# History of the Peloponnesian War

- id: peloponnesian-war
- original title: Ἱστορίαι / Historiai
- author: Thucydides
- language: Greek
- composed: c. 410 BCE–400 BCE
- field: history

The war that broke the Greek world, written to be useful forever. Its English chain begins with Thomas Hobbes, who translated it as a warning.

## The chain

- **c. 1448–1452** Greek -> Latin, translation [attested]
  Lorenzo Valla (translator), Pope Nicholas V (commissioner), Rome
  Commissioned for the papal library project. For a century Europe's Thucydides was Valla's Latin; the first English (1550) was made from a French version of it, at third hand from the Greek.
  Evidence: N. G. Wilson 1992
- **1629** Greek -> English, translation [attested]
  Thomas Hobbes (translator), London
  The first English made directly from the Greek.
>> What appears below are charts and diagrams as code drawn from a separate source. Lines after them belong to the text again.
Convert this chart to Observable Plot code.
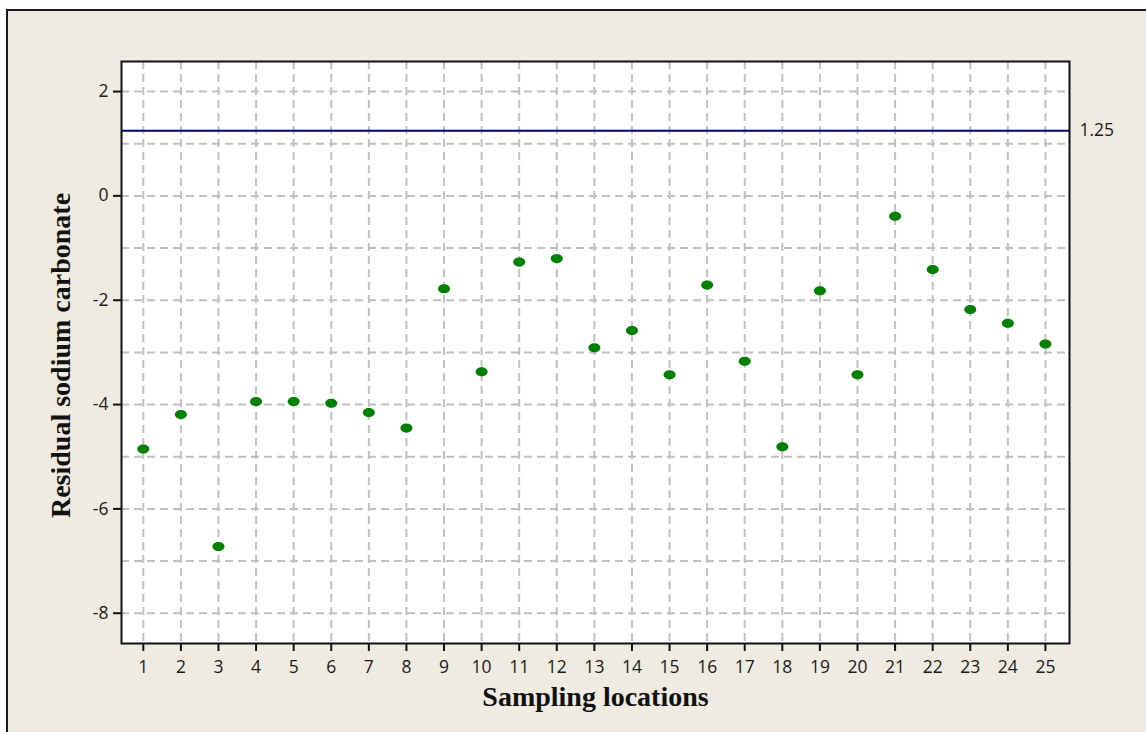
<!DOCTYPE html>
<html>
<head>
<meta charset="utf-8">
<script src="https://cdn.jsdelivr.net/npm/d3@7"></script>
<script src="https://cdn.jsdelivr.net/npm/@observablehq/plot@0.6"></script>
<style>
  html, body { margin: 0; padding: 0; background: #ffffff; width: 1146px; height: 732px; overflow: hidden; }
  #frame { position: absolute; left: 6px; top: 9px; width: 1200px; height: 800px;
           border-left: 2px solid #1a1a1a; border-top: 2px solid #1a1a1a; background: #efebe1; }
  #chart { position: absolute; left: 0; top: 0; }
</style>
</head>
<body>
<div id="frame"></div>
<div id="chart"></div>
<script>
// Data
const locations = [1, 2, 3, 4, 5, 6, 7, 8, 9, 10, 11, 12, 13, 14, 15, 16, 17, 18, 19, 20, 21, 22, 23, 24, 25];
const rsc = [-4.85, -4.19, -6.72, -3.94, -3.94, -3.975, -4.15, -4.45, -1.78, -3.37, -1.265, -1.20, -2.91, -2.58, -3.43,
             -1.71, -3.17, -4.81, -1.82, -3.43, -0.39, -1.41, -2.18, -2.44, -2.84];
const limitValue = [1.25];
const yTicks = [-8, -6, -4, -2, 0, 2];
const yGrid = [-8, -7, -6, -5, -4, -3, -2, -1, 0, 1, 2];
const xLabel = "Sampling locations";
const yLabel = "Residual sodium carbonate";

const points = locations.map((loc, i) => ({loc, value: rsc[i]}));

const ellipse = {
  draw(ctx, size) {
    const r = Math.sqrt(size / Math.PI);
    const rx = r * 1.2, ry = r * 0.9, k = 0.5523;
    ctx.moveTo(rx, 0);
    ctx.bezierCurveTo(rx, ry * k, rx * k, ry, 0, ry);
    ctx.bezierCurveTo(-rx * k, ry, -rx, ry * k, -rx, 0);
    ctx.bezierCurveTo(-rx, -ry * k, -rx * k, -ry, 0, -ry);
    ctx.bezierCurveTo(rx * k, -ry, rx, -ry * k, rx, 0);
    ctx.closePath();
  }
};

const sans = "'Open Sans', 'DejaVu Sans', sans-serif";
const serif = "'Liberation Serif', 'DejaVu Serif', serif";
const grid = {stroke: "#c0c0c0", strokeOpacity: 1, strokeWidth: 2, strokeDasharray: "8,5"};

const chart = Plot.plot({
  width: 1146,
  height: 732,
  marginLeft: 121,
  marginRight: 77,
  marginTop: 61,
  marginBottom: 89,
  style: {background: "transparent", fontFamily: sans, overflow: "visible", color: "#1a1a1a"},
  x: {domain: [0.42, 25.64]},
  y: {domain: [-8.58, 2.576]},
  marks: [
    Plot.frame({fill: "white", stroke: null}),
    Plot.gridX(locations, grid),
    Plot.gridY(yGrid, grid),
    Plot.ruleY(limitValue, {stroke: "#000080", strokeWidth: 2}),
    Plot.dot(points, {x: "loc", y: "value", r: 5, symbol: ellipse, fill: "#008000", stroke: null}),
    Plot.frame({stroke: "#111", strokeWidth: 2}),
    Plot.axisX(locations, {tickSize: 8, tickPadding: 9, strokeWidth: 2, fontSize: 17.5, tickFormat: d => String(d), label: null, stroke: "#111"}),
    Plot.axisY(yTicks, {tickSize: 8, tickPadding: 5, strokeWidth: 2, fontSize: 17.5, tickFormat: d => String(d), label: null, stroke: "#111"}),
    Plot.text(limitValue, {y: d => d, text: d => String(d), frameAnchor: "right", textAnchor: "start", dx: 10, fontSize: 17.5, fill: "#1a1a1a"}),
    Plot.text([xLabel], {frameAnchor: "bottom", textAnchor: "middle", lineAnchor: "middle", dy: 54, fontSize: 28, fontWeight: "bold", fontFamily: serif, fill: "#111"}),
    Plot.text([yLabel], {frameAnchor: "left", textAnchor: "middle", lineAnchor: "middle", dx: -60, dy: 3, rotate: -90, fontSize: 28, fontWeight: "bold", fontFamily: serif, fill: "#111"})
  ]
});
document.getElementById("chart").appendChild(chart);
</script>
</body>
</html>
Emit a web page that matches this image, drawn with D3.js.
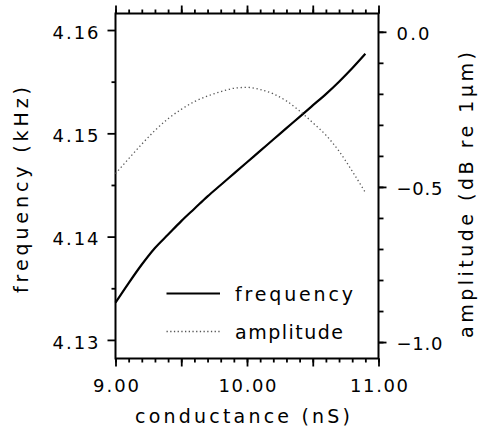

Hobbes said he translated 'the most politic historiographer that ever writ' so his countrymen could see what democracies do in long wars; Leviathan was the sequel.
  Evidence: Thomas Hobbes 1629
- **1848–1849** Greek -> English, translation [attested]
  Henry Dale (translator), London
  The literal Bohn's Library version of the Rev. Henry Dale, 1848-49; the text carried in this library through the Perseus First1KGreek encoding of the 1851-52 printing.
  Evidence: Henry Dale 1848; Thothica 2026

## Worth knowing

The medieval West did not read Thucydides; he returned through papal Rome, where Valla turned him into Latin for Nicholas V around 1452. The first English (Nicolls, 1550) was made from a French version of Valla's Latin, at third hand. Hobbes went back to the Greek in 1629 because, he said, Thucydides best showed how democracies fare in war. The Victorian crib of Henry Dale is the English this library carries.

## Sources

- N. G. Wilson (1992). From Byzantium to Italy: Greek Studies in the Italian Renaissance. Duckworth.
- Thomas Hobbes (1629). Eight Bookes of the Peloponnesian Warre. London.

Confidence grades: attested (named in the medieval record or settled in scholarship), probable (standard view with real uncertainty), disputed (scholars disagree).